For these applications, Axiom IC is developing a field-programmable ADC (FPADC). It is a hybrid sigma-delta ADC with programmable loop filter coefficients, allowing a flexible trade-off between bandwidth, SNR and power consumption. This makes the FPADC ideally suited for applications that require flexibility (e.g. multi-standard radios), and for rapid prototyping. Two possible applications are shown in figure 1.

 

Even for applications where all ADC requirements are not known and fixed, the FPADC concept is very useful. Then, rapid prototyping can be done with an existing FPADC, after which a smaller derivative can be designed with fixed specifications.

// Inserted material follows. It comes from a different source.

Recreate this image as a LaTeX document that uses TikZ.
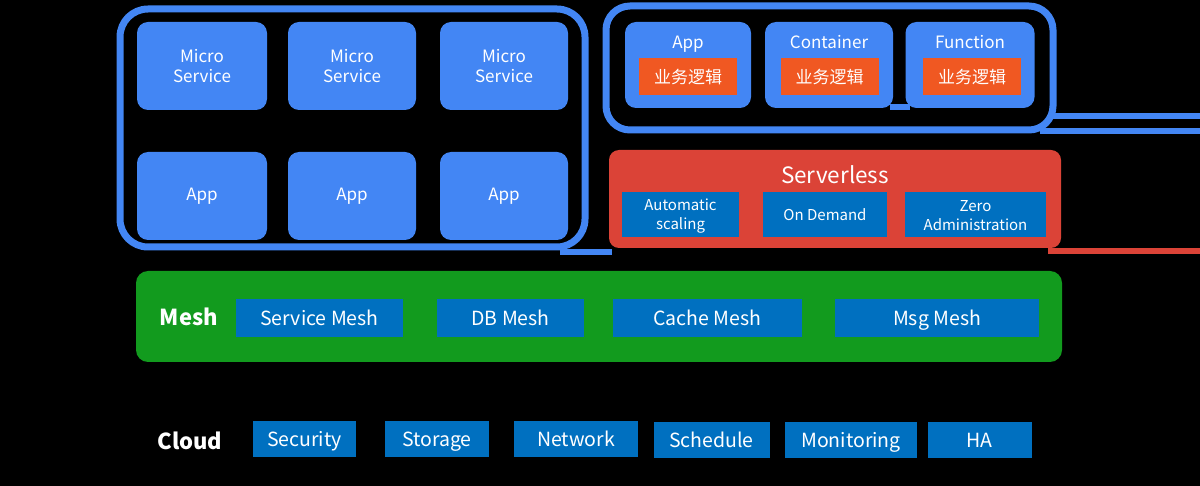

This leads to short design cycles with low risk.

Block diagram:

 

Figure 1: Block diagram of our FPADC


Features:

  • Single ended current-mode input

  • Programmable for a wide range of applications

  • Both low-pass and band-pass operation

  • 111 dB DR in 6 kHz

  • 105 dB DR in 20 kHz

  • 95 dB DR in 200 kHz

  • 92 dB DR in 400 kHz

  • 76 dB DR in 1.5 MHz

  • Robust to full-scale out-of-band interferers

  • Area: 0.4 mm2

  • Technology: 65 nm CMOS

Applications:

  • Radio receivers

    • AM, FM, DAB, Bluetooth, WLAN, TV, DVB

    • Multi-standard

    • Future standards

  • High-resolution audio

  • Programmable mixed-signal system

 

Figure 2: Two possible applications of a field-programmable ADC (FPADC)

 

Detailed description:

The FPADC features a single-ended current-mode input. Multiple ADCs can be used to convert differential and I/Q signals. The ADC tolerates full-scale out-of-band signals, to lower input filter requirements. The ADC itself has a first-order low-pass transfer with programmable corner frequency. A block diagram of the FPADC is shown in figure 2.